FIG. 6 is a flow chart illustrating the method for IPv6 address acquisition by a mobile communication device operating as an MT according to an embodiment of the invention. Take the system 200 as an example. Starting at block B610, the MT 220 sends an Activate PDP Context Request message to the SGSN 233 of the service network 230. Once the Activate PDP Context Request message has been sent, the process proceeds to block B620. Please note that, the detailed description regarding the request for PDP context activation may be implemented by several examples with respect to the step S310 of FIG. 3 and the step 510 of FIG. 5 as described above, and is omitted here for brevity.

In block B620, the MT 220 receives an Activate PDP Context Accept message indicating a PDP address from the SGSN 233 of the service network 230. Next, in block B630, the MT 220 indicates an interface identifier and a prefix obtained from the PDP address to the TE 210, so that the TE 210 constructs an IPv6 address based on the prefix and interface identifier, and the IPv6 address acquisition is completed. Please note that, the detailed description regarding the prefix indication may be implemented by several examples with respect to the step S370 of FIG. 3 and the step 580 of FIG. 5 as described above, and is omitted here for brevity.

FIG. 7 is a flow chart further illustrating the method for IPv6 address acquisition by a mobile communication device operating as an MT according to another embodiment of the invention. Starting at block B710, the MT 220 sends an Activate PDP Context Request message to the SGSN 233 of the service network 230 when receiving a request for PDP context activation from the TE 210. Once the Activate PDP Context Request message has been sent, the process proceeds to block B720, where the MT 220 receives an Activate PDP Context Accept message indicating a PDP address from the SGSN 233 of the service network 230. Subsequently, the process proceeds to block B730, where the MT 220 indicates an interface identifier obtained from the PDP address to the TE 210. In block B740, the TE 210 constructs a link-local address according to the interface identifier and sends an RS message to the GGSN 234 of the service network 230 using the link-local address.

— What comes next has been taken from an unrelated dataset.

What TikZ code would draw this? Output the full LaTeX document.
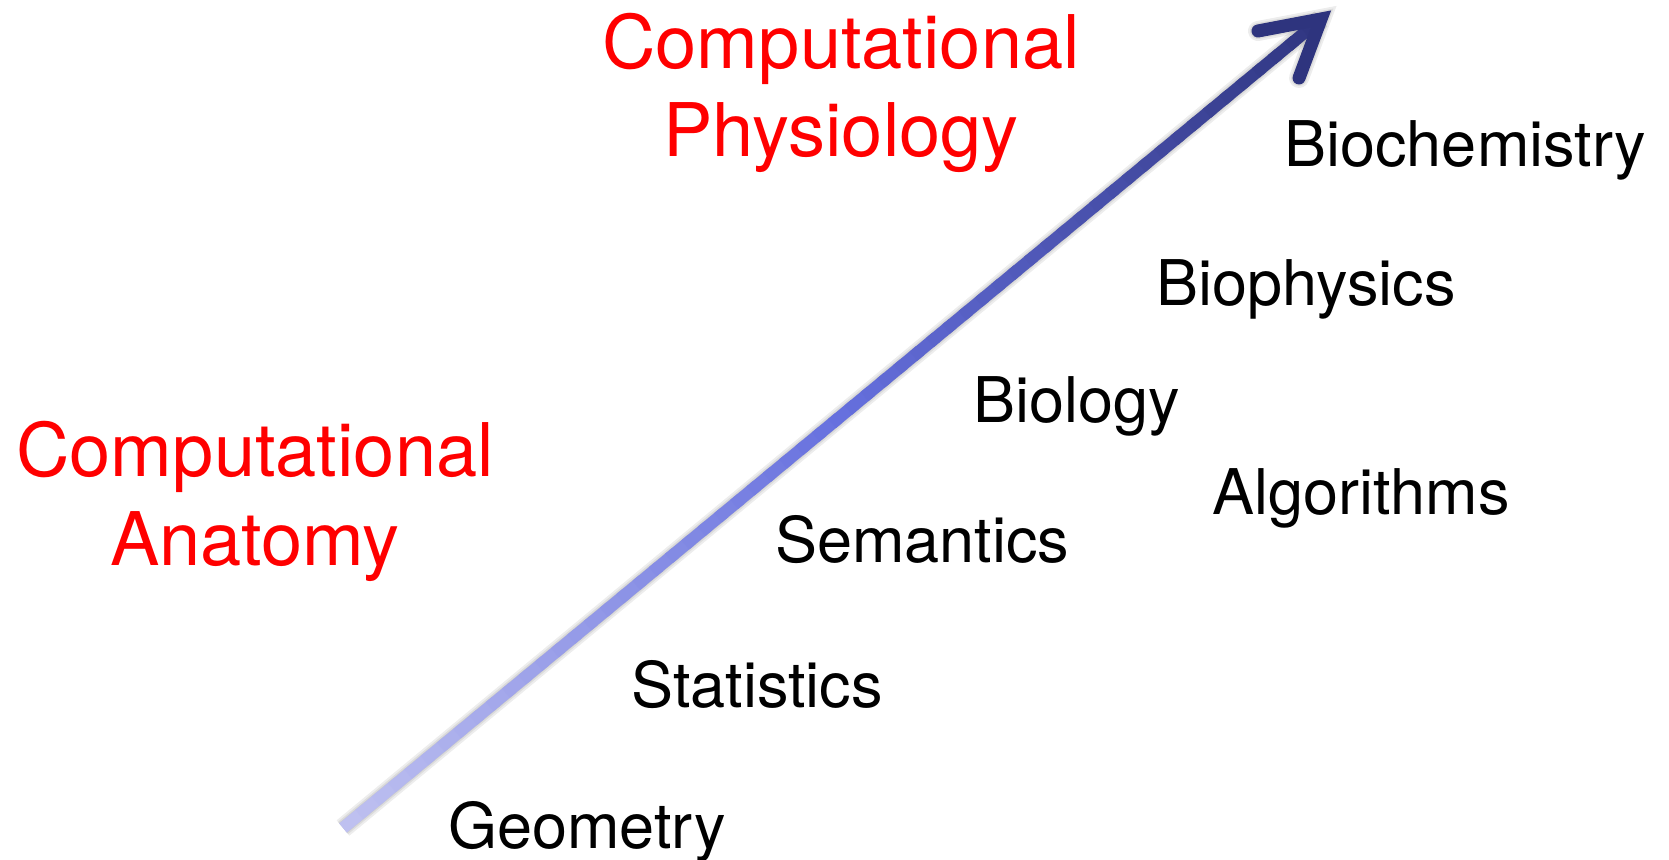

Next, in block B750, the MT 220 determines whether an RA message has been received from the GGSN 234 of the service network 230 in a predetermined time period. If not, the process proceeds to block B760, where the MT 220 indicates a prefix obtained from the PDP address to the TE 210. Consequently, in block B770, the TE 210 constructs an IPv6 address based on the prefix and interface identifier, and the IPv6 address acquisition is completed.

Subsequent to block B750, if so, the process proceeds to block B780, where the TE 210 receives an RA message indicating the prefix from the GGSN 234 of the service network 230, and then the process proceeds to block 770 to complete the IPv6 address acquisition.

Note that, the criterion of the determination process in block B750 may be alternatively configured to determine whether the RS message has been resent for a predetermined number of times, wherein the amount of waiting time period between two retries may be increased as described above with respect to the alternative of the step S580 in FIG. 5.

While the invention has been described by way of example and in terms of preferred embodiment, it is to be understood that the invention is not limited thereto. Those who are skilled in this technology can still make various alterations and modifications without departing from the scope and spirit of this invention. Therefore, the scope of the present invention shall be defined and protected by the following claims and their equivalents.

Use of ordinal terms such as “first”, “second”, “third”, etc., in the claims to modify a claim element does not by itself connote any priority, precedence, or order of one claim element over another or the temporal order in which acts of a method are performed, but are used merely as labels to distinguish one claim element having a certain name from another element having a same name (but for use of the ordinal term) to distinguish the claim elements.